Work to be completed: Copy every line of the data that contains the string "with".

Items from a dataset:

==================================================

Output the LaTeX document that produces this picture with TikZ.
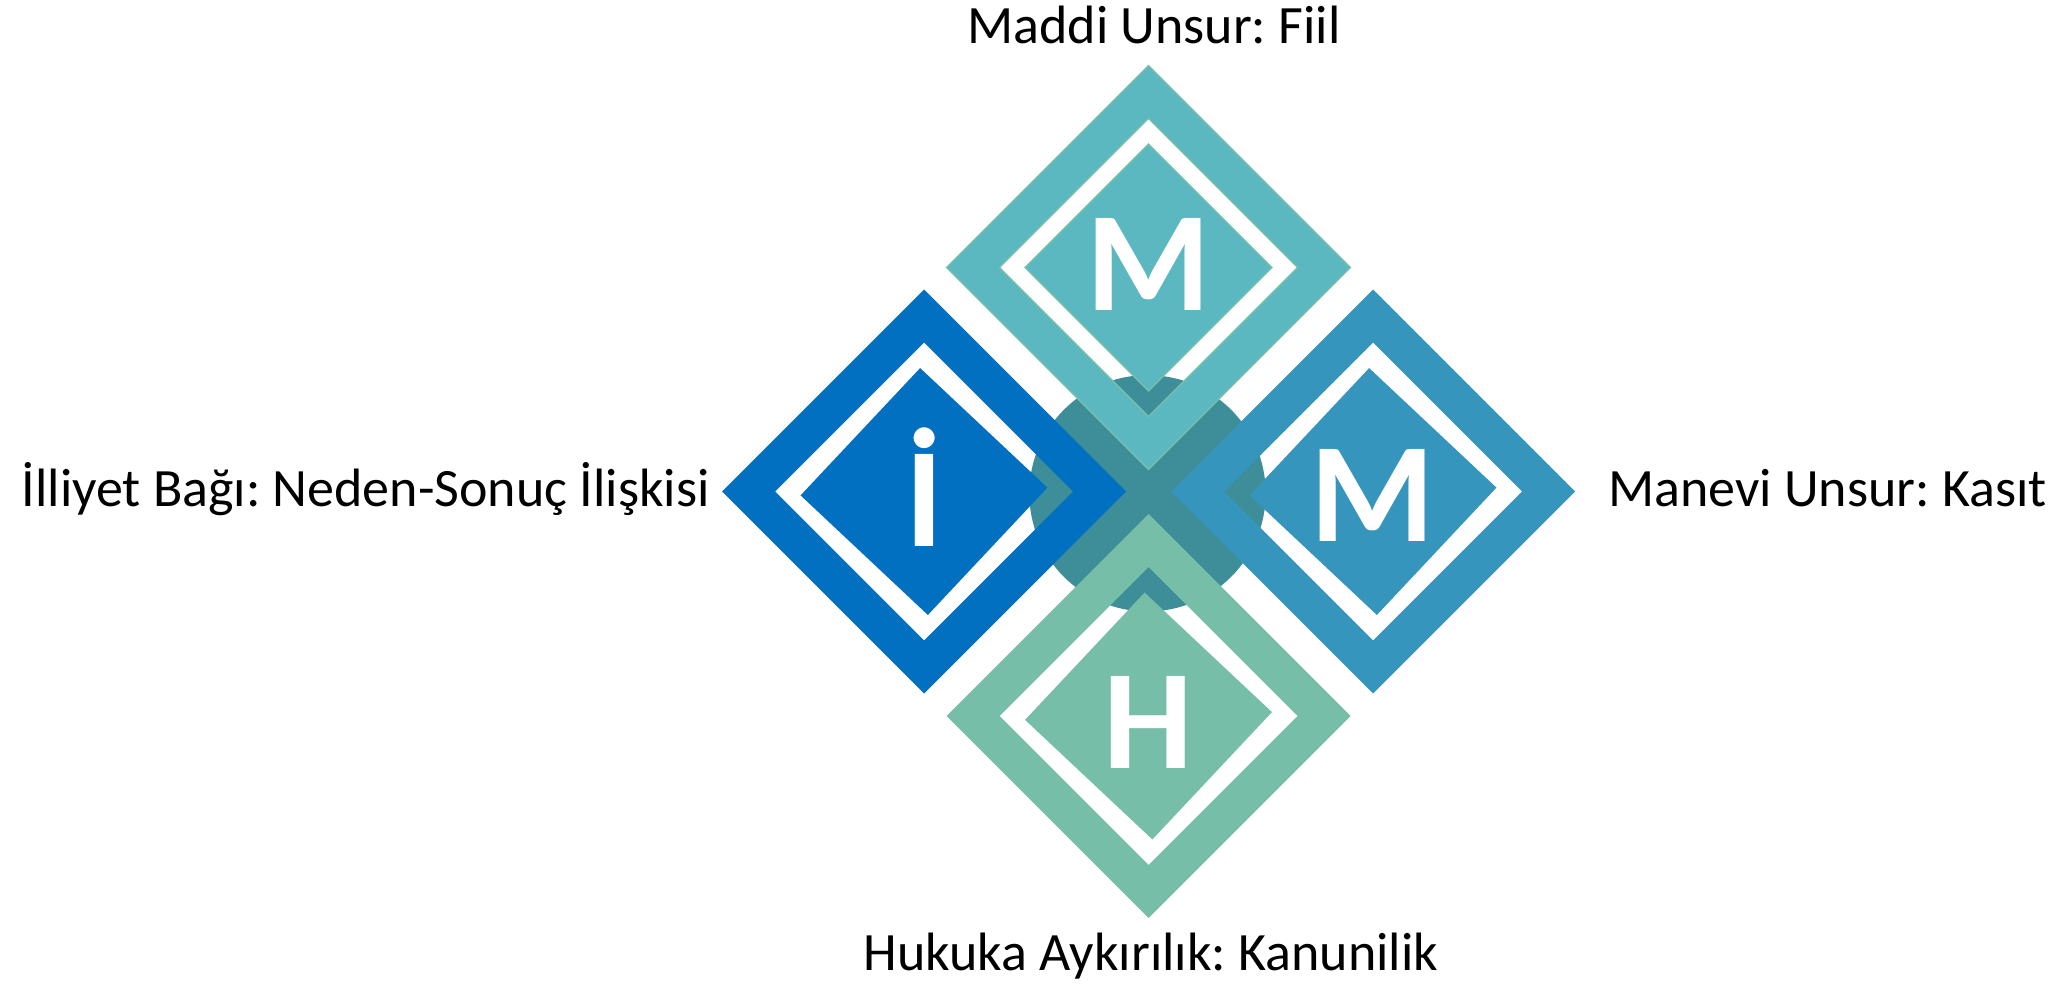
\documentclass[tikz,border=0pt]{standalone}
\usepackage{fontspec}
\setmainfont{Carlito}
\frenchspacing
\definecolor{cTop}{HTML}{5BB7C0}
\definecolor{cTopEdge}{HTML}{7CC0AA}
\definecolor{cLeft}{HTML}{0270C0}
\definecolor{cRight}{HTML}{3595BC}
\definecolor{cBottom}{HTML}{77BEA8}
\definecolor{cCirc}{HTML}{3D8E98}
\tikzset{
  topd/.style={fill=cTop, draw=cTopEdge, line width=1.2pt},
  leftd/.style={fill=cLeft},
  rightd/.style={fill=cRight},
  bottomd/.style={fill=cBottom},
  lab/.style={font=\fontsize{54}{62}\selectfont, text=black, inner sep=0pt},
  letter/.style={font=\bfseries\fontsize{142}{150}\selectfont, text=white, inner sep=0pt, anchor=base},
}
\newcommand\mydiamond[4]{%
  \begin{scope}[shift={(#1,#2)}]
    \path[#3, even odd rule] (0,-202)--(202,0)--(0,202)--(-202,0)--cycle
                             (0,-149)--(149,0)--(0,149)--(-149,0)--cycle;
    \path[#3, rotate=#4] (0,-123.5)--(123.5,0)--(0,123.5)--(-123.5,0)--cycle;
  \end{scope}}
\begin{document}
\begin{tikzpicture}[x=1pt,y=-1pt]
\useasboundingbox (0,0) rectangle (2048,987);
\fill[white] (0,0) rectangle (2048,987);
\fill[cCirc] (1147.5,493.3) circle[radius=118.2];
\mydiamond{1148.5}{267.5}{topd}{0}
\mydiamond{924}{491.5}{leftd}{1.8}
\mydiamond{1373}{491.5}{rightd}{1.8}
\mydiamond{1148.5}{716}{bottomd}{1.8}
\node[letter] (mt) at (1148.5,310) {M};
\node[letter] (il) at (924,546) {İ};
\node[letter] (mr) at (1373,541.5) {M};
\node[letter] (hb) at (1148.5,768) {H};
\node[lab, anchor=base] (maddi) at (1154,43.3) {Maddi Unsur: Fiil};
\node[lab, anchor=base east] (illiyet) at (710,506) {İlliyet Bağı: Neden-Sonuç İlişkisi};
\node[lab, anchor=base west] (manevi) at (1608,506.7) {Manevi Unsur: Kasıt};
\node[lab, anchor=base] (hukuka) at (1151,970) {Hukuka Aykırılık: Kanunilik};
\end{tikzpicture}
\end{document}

==================================================

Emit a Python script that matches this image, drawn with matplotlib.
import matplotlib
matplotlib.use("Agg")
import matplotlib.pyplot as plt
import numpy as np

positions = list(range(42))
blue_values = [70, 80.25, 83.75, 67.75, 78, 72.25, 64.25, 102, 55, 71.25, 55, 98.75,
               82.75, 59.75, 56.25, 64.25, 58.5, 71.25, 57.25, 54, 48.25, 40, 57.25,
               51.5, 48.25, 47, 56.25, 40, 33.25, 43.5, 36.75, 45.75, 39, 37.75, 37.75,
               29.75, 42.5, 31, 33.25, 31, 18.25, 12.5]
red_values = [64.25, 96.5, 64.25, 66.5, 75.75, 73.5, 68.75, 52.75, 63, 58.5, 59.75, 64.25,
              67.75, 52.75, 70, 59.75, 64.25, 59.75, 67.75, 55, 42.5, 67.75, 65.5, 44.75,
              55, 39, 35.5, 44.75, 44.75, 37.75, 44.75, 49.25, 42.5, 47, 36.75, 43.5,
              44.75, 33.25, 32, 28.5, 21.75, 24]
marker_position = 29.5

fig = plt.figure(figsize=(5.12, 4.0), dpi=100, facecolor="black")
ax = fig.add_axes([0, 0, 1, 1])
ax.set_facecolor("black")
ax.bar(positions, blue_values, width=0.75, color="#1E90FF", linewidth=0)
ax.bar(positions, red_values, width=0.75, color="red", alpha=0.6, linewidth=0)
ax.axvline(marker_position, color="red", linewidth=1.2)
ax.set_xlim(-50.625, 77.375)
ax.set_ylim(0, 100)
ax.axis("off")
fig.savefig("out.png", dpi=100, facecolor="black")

==================================================

Result below:
Output the LaTeX document that produces this picture with TikZ.
Emit a Python script that matches this image, drawn with matplotlib.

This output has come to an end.